A sensação de chegar ao fim
Quando terminei, lembro-me de dizer orgulhosamente para mim: “Máquina!” Afinal, não é assim tão impossível. Sentia-me ofegante, mas com a certeza de que a recuperação iria demorar alguns segundos apenas. Sentia-me com energia, capaz de correr mais um quilómetro ao ritmo do quilómetro 10. Mas depois eu já só queria duas coisas: um mergulho no mar e fazer um gaaaaanda instastory para partilhar a minha alegria convosco. É verdade. Muitas vezes, nos últimos quilómetros eu penso em vocês. Penso assim: “Agora, não vais quebrar. Tens a malta à tua espera nas redes”. Partilhar a minha preparação convosco é um fator de motivação para mim. Sinto que tenho outro compromisso e isso, para mim, é altamente produtivo.
Correr rápido pede sapatilhas rápidas
Seja para séries, seja para treinos curtos e rápidos, depois de várias experiências, encontrei os meus ténis preferidos, os novos Tartherzeal da Asics. Para mim, não servem para maratonas e dificilmente as usaria numa meia maratona. São muito leves, respiráveis e sinto-me segura quando corro com eles. Mas também vos digo, estes ténis são bons para malta que corre com alguma velocidade e com muita leveza. Caso contrário, não se tira partido da tecnologia da sapatilha.

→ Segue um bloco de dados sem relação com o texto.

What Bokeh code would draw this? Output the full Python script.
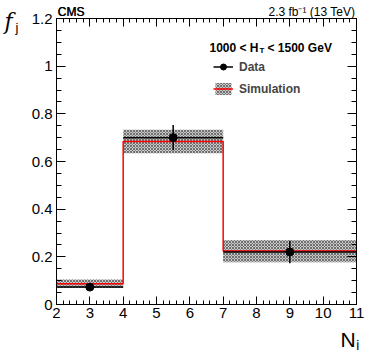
from bokeh.plotting import figure
from bokeh.models import (Range1d, FixedTicker, LinearAxis, Label, Legend, LegendItem,
                          CustomJSTickFormatter)
from bokeh.embed import file_html
from bokeh.resources import INLINE

# ---- data ----
bin_low = [2, 4, 7]
bin_high = [4, 7, 11]
data_x = [3, 5.5, 9]
data_y = [0.073, 0.700, 0.220]
data_err = [0.008, 0.053, 0.047]
sim_y = [0.087, 0.684, 0.224]
sim_err = [0.018, 0.049, 0.047]
x_ticks = [2, 3, 4, 5, 6, 7, 8, 9, 10, 11]
y_ticks = [0, 0.2, 0.4, 0.6, 0.8, 1.0, 1.2]
y_tick_labels = ["0", "0.2", "0.4", "0.6", "0.8", "1", "1.2"]
top_texts = {2.43: "CMS", 2.448: "CMS", 9.66: "2.3 fb\u207b\u00b9 (13 TeV)"}

FONT = "Liberation Sans"

p = figure(width=366, height=350, output_backend="svg", toolbar_location=None,
           x_range=Range1d(2, 11), y_range=Range1d(0, 1.2),
           min_border_left=56, min_border_right=10, min_border_top=18, min_border_bottom=46)
p.xgrid.visible = False
p.ygrid.visible = False
p.outline_line_color = "black"
p.background_fill_color = "white"

xminor = [round(2 + 0.2 * i, 2) for i in range(46)]
yminor = [round(0.05 * i, 2) for i in range(25)]

def style(ax, labels, tin, tmin):
    ax.major_tick_in = tin
    ax.major_tick_out = 0
    ax.minor_tick_in = tmin
    ax.minor_tick_out = 0
    ax.axis_line_color = "black"
    if labels:
        ax.major_label_text_font = FONT
        ax.major_label_text_font_size = "15px"
        ax.major_label_text_color = "black"
    else:
        ax.formatter = CustomJSTickFormatter(code="return ''")
        ax.major_label_standoff = 0

p.xaxis.ticker = FixedTicker(ticks=x_ticks, minor_ticks=xminor)
p.yaxis.ticker = FixedTicker(ticks=y_ticks, minor_ticks=yminor)
p.yaxis.major_label_overrides = {t: l for t, l in zip(y_ticks, y_tick_labels)}
style(p.xaxis[0], True, 8, 4)
style(p.yaxis[0], True, 9, 5)
p.xaxis.major_label_standoff = 3
p.yaxis.major_label_standoff = 4

top = LinearAxis(ticker=FixedTicker(ticks=x_ticks, minor_ticks=xminor))
style(top, False, 8, 4)
p.add_layout(top, "above")

# text row above the frame (CMS, luminosity) as an axis without ticks
txt = LinearAxis(ticker=FixedTicker(ticks=list(top_texts.keys()), minor_ticks=[]))
txt.major_label_overrides = top_texts
txt.axis_line_color = None
txt.major_tick_line_color = None
txt.minor_tick_line_color = None
txt.major_tick_in = 0
txt.major_tick_out = 0
txt.minor_tick_in = 0
txt.minor_tick_out = 0
txt.major_label_standoff = 0
txt.major_label_text_font = FONT
txt.major_label_text_font_size = "12px"
txt.major_label_text_color = "black"
p.add_layout(txt, "above")

right = LinearAxis(ticker=FixedTicker(ticks=y_ticks, minor_ticks=yminor))
style(right, False, 9, 5)
p.add_layout(right, "right")

band = p.quad(left=bin_low, right=bin_high,
              bottom=[v - e for v, e in zip(sim_y, sim_err)],
              top=[v + e for v, e in zip(sim_y, sim_err)],
              fill_color="#c8c8c8", line_color=None,
              hatch_pattern="diagonal_cross", hatch_color="#707070",
              hatch_scale=3, hatch_weight=1)
step = p.step(x=bin_low + [bin_high[-1]], y=sim_y + [sim_y[-1]], mode="after",
              line_color="red", line_width=1.5)
hx = p.segment(x0=bin_low, x1=bin_high, y0=data_y, y1=data_y, line_color="black", line_width=1.5)
p.segment(x0=data_x, x1=data_x, y0=[v - e for v, e in zip(data_y, data_err)],
          y1=[v + e for v, e in zip(data_y, data_err)], line_color="black", line_width=1.5)
pts = p.scatter(x=data_x, y=data_y, size=8, marker="circle", fill_color="black", line_color="black")

legend = Legend(items=[LegendItem(label="Data", renderers=[hx, pts]),
                       LegendItem(label="Simulation", renderers=[band, step])],
                location=(157, 208), orientation="vertical",
                border_line_color=None, background_fill_alpha=0,
                padding=0, margin=0, spacing=7, glyph_width=20, glyph_height=15,
                label_height=15, label_standoff=6,
                label_text_font=FONT, label_text_font_style="bold", label_text_font_size="12px")
p.add_layout(legend, "center")

def lab(x, y, text, xo=0, yo=0, size="12px", style="normal", font=FONT, align="left",
        panel="center"):
    p.add_layout(Label(x=x, y=y, x_offset=xo, y_offset=yo, text=text, text_font=font,
                       text_font_size=size, text_font_style=style, text_align=align,
                       text_baseline="alphabetic", text_color="black"), panel)

# legend header
lab(2, 1.2, "1000 < H", xo=153, yo=-29, size="12px", style="bold")
lab(2, 1.2, "T", xo=203, yo=-32, size="8px", style="bold")
lab(2, 1.2, "< 1500 GeV", xo=211, yo=-29, size="12px", style="bold")

# axis titles outside the frame
lab(2, 1.2, "f", xo=-52, yo=-3, size="22px", style="italic", font="DejaVu Serif", panel="left")
lab(2, 1.2, "j", xo=-41, yo=-9, size="13px", panel="left")
lab(11, 0, "N\u2c7c", xo=-16, yo=-35, size="21px", panel="below")

open("out.html", "w").write(file_html(p, INLINE))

Cada sapatilha para o seu treino
Mas se os Tartherzeal são perfeitos para estes treinos mais curtos e mais rápidos, não quer dizer que os use sempre. Por exemplo, esta mesma semana corri 15 Km a ritmo regenerador (recuperação ativa), no meu caso a 5’00’’ min/km. Como não era um treino rápido, já corri com os Asics Kayano 25, uns ténis que têm mais amortecimento e dão outro conforto.
As minhas conclusões deste treino
Este meio treino terminou como eu queria. Fiz os 10 km em 42’12’’, o que me obrigou a sair da zona de conforto e só me trouxe benefícios: Melhorei o meu VO2 máximo (a capacidade de levar oxigénio para os músculos), melhorei o meu ritmo confortável, melhorei a minha concentração e perdi o receio de correr rápido (sim, eu fico sempre ansiosa quando sei que tenho de correr em alta velocidade).
Um vez mais, chego a esta conclusão: só não fazemos aquilo que não queremos.